§ Written problem
Reproduce the material word for word; the images stay out.

§ Supplied information
• • • • •
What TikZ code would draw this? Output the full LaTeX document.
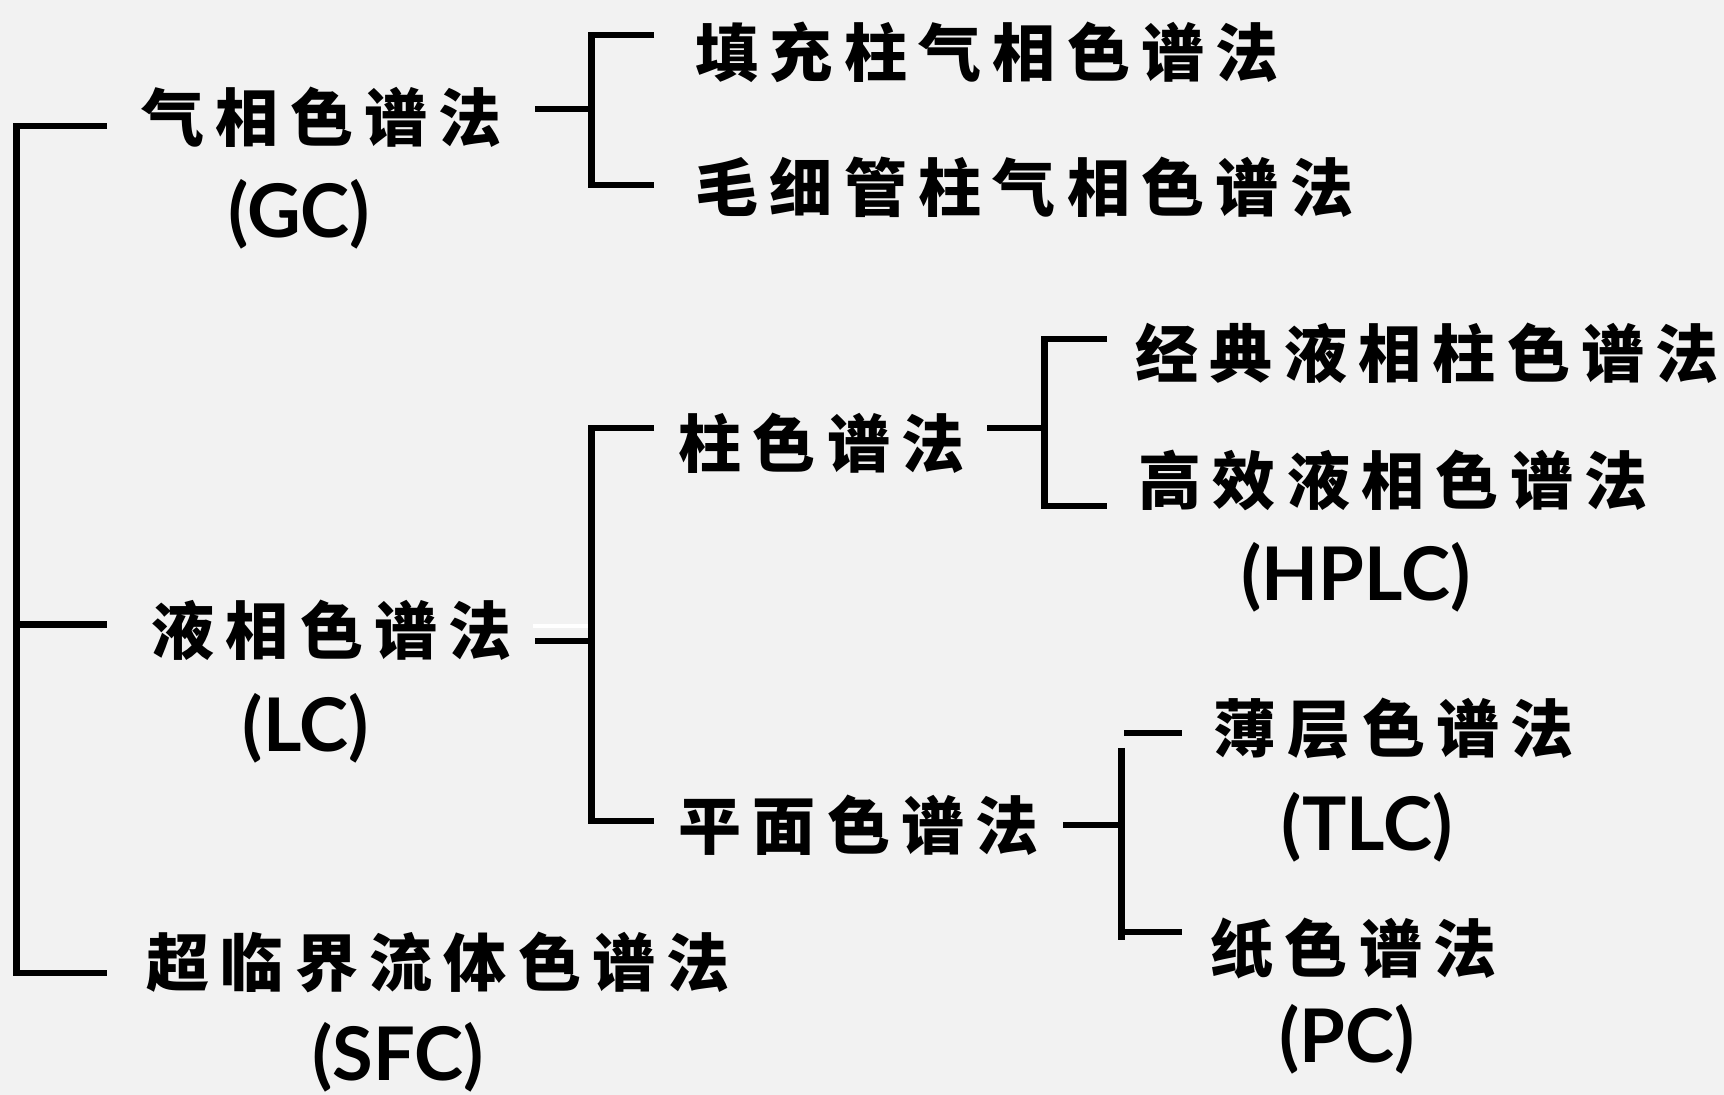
\documentclass[tikz,border=0pt]{standalone}
\usepackage{fontspec}
\setmainfont{Lato}
\newfontfamily\cjk{Noto Sans CJK SC}[LetterSpace=18]
\begin{document}
\begin{tikzpicture}[x=0.5pt,y=-0.5pt,
  cn/.style={font=\cjk\bfseries\fontsize{31.5}{31.5}\selectfont, inner sep=0pt, anchor=west},
  en/.style={font=\bfseries\fontsize{37}{37}\selectfont, inner sep=0pt},
  br/.style={line width=3.4pt, line join=miter}]
\fill[fill={rgb,255:red,242;green,242;blue,242}] (0,0) rectangle (1724,1095);
\useasboundingbox (0,0) rectangle (1724,1095);
% labels
\node[cn] (gc) at (141,117) {气相色谱法};
\node[en] (gcab) at (299,214) {(GC)};
\node[cn] (lc) at (151,630) {液相色谱法};
\node[en] (lcab) at (306,728) {(LC)};
\node[cn] (sfc) at (146,962) {超临界流体色谱法};
\node[en] (sfcab) at (398,1057) {(SFC)};
\node[cn] (gc1) at (695,52) {填充柱气相色谱法};
\node[cn] (gc2) at (695,187) {毛细管柱气相色谱法};
\node[cn] (col) at (678,443) {柱色谱法};
\node[cn] (pla) at (678,825) {平面色谱法};
\node[cn] (col1) at (1135,353) {经典液相柱色谱法};
\node[cn] (col2) at (1138,480) {高效液相色谱法};
\node[en] (col2ab) at (1356,577) {(HPLC)};
\node[cn] (tlc) at (1213,729) {薄层色谱法};
\node[en] (tlcab) at (1367,827) {(TLC)};
\node[cn] (pc) at (1210,948) {纸色谱法};
\node[en] (pcab) at (1347,1039) {(PC)};
% main bracket
\coordinate (m1) at (107,126);
\coordinate (m2) at (107,624.5);
\coordinate (m3) at (107,973);
\draw[br] (m1) -- (16.5,126) -- (16.5,973) -- (m3);
\draw[br] (16.5,624.5) -- (m2);
% GC bracket
\coordinate (g0) at (535,109);
\coordinate (g1) at (654,35);
\coordinate (g2) at (654,185);
\draw[br] (g0) -- (591.5,109);
\draw[br] (g1) -- (591.5,35) -- (591.5,185) -- (g2);
% LC bracket
\coordinate (l0) at (535,641);
\coordinate (l1) at (654,428);
\coordinate (l2) at (654,821);
\draw[white, line width=1.8pt] (533,626) -- (588,626);
\draw[br] (l0) -- (591.5,641);
\draw[br] (l1) -- (591.5,428) -- (591.5,821) -- (l2);
% column bracket
\coordinate (c0) at (987,428);
\coordinate (c1) at (1107,339);
\coordinate (c2) at (1107,506);
\draw[br] (c0) -- (1044.5,428);
\draw[br] (c1) -- (1044.5,339) -- (1044.5,506) -- (c2);
% planar bracket
\coordinate (p0) at (1063,825);
\coordinate (p1) at (1182,733);
\coordinate (p2) at (1182,932);
\draw[br] (p0) -- (1121.5,825);
\draw[br] (1124,733) -- (p1);
\draw[br] (1121.5,748) -- (1121.5,940);
\draw[br] (1121.5,932) -- (p2);
\end{tikzpicture}
\end{document}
• • • • •
§ Response to the task
What TikZ code would draw this? Output the full LaTeX document.
\documentclass[tikz,border=0pt]{standalone}
\usepackage{fontspec}
\setmainfont{Lato}
\newfontfamily\cjk{Noto Sans CJK SC}[LetterSpace=18]
\begin{document}
\begin{tikzpicture}[x=0.5pt,y=-0.5pt,
  cn/.style={font=\cjk\bfseries\fontsize{31.5}{31.5}\selectfont, inner sep=0pt, anchor=west},
  en/.style={font=\bfseries\fontsize{37}{37}\selectfont, inner sep=0pt},
  br/.style={line width=3.4pt, line join=miter}]
\fill[fill={rgb,255:red,242;green,242;blue,242}] (0,0) rectangle (1724,1095);
\useasboundingbox (0,0) rectangle (1724,1095);
% labels
\node[cn] (gc) at (141,117) {气相色谱法};
\node[en] (gcab) at (299,214) {(GC)};
\node[cn] (lc) at (151,630) {液相色谱法};
\node[en] (lcab) at (306,728) {(LC)};
\node[cn] (sfc) at (146,962) {超临界流体色谱法};
\node[en] (sfcab) at (398,1057) {(SFC)};
\node[cn] (gc1) at (695,52) {填充柱气相色谱法};
\node[cn] (gc2) at (695,187) {毛细管柱气相色谱法};
\node[cn] (col) at (678,443) {柱色谱法};
\node[cn] (pla) at (678,825) {平面色谱法};
\node[cn] (col1) at (1135,353) {经典液相柱色谱法};
\node[cn] (col2) at (1138,480) {高效液相色谱法};
\node[en] (col2ab) at (1356,577) {(HPLC)};
\node[cn] (tlc) at (1213,729) {薄层色谱法};
\node[en] (tlcab) at (1367,827) {(TLC)};
\node[cn] (pc) at (1210,948) {纸色谱法};
\node[en] (pcab) at (1347,1039) {(PC)};
% main bracket
\coordinate (m1) at (107,126);
\coordinate (m2) at (107,624.5);
\coordinate (m3) at (107,973);
\draw[br] (m1) -- (16.5,126) -- (16.5,973) -- (m3);
\draw[br] (16.5,624.5) -- (m2);
% GC bracket
\coordinate (g0) at (535,109);
\coordinate (g1) at (654,35);
\coordinate (g2) at (654,185);
\draw[br] (g0) -- (591.5,109);
\draw[br] (g1) -- (591.5,35) -- (591.5,185) -- (g2);
% LC bracket
\coordinate (l0) at (535,641);
\coordinate (l1) at (654,428);
\coordinate (l2) at (654,821);
\draw[white, line width=1.8pt] (533,626) -- (588,626);
\draw[br] (l0) -- (591.5,641);
\draw[br] (l1) -- (591.5,428) -- (591.5,821) -- (l2);
% column bracket
\coordinate (c0) at (987,428);
\coordinate (c1) at (1107,339);
\coordinate (c2) at (1107,506);
\draw[br] (c0) -- (1044.5,428);
\draw[br] (c1) -- (1044.5,339) -- (1044.5,506) -- (c2);
% planar bracket
\coordinate (p0) at (1063,825);
\coordinate (p1) at (1182,733);
\coordinate (p2) at (1182,932);
\draw[br] (p0) -- (1121.5,825);
\draw[br] (1124,733) -- (p1);
\draw[br] (1121.5,748) -- (1121.5,940);
\draw[br] (1121.5,932) -- (p2);
\end{tikzpicture}
\end{document}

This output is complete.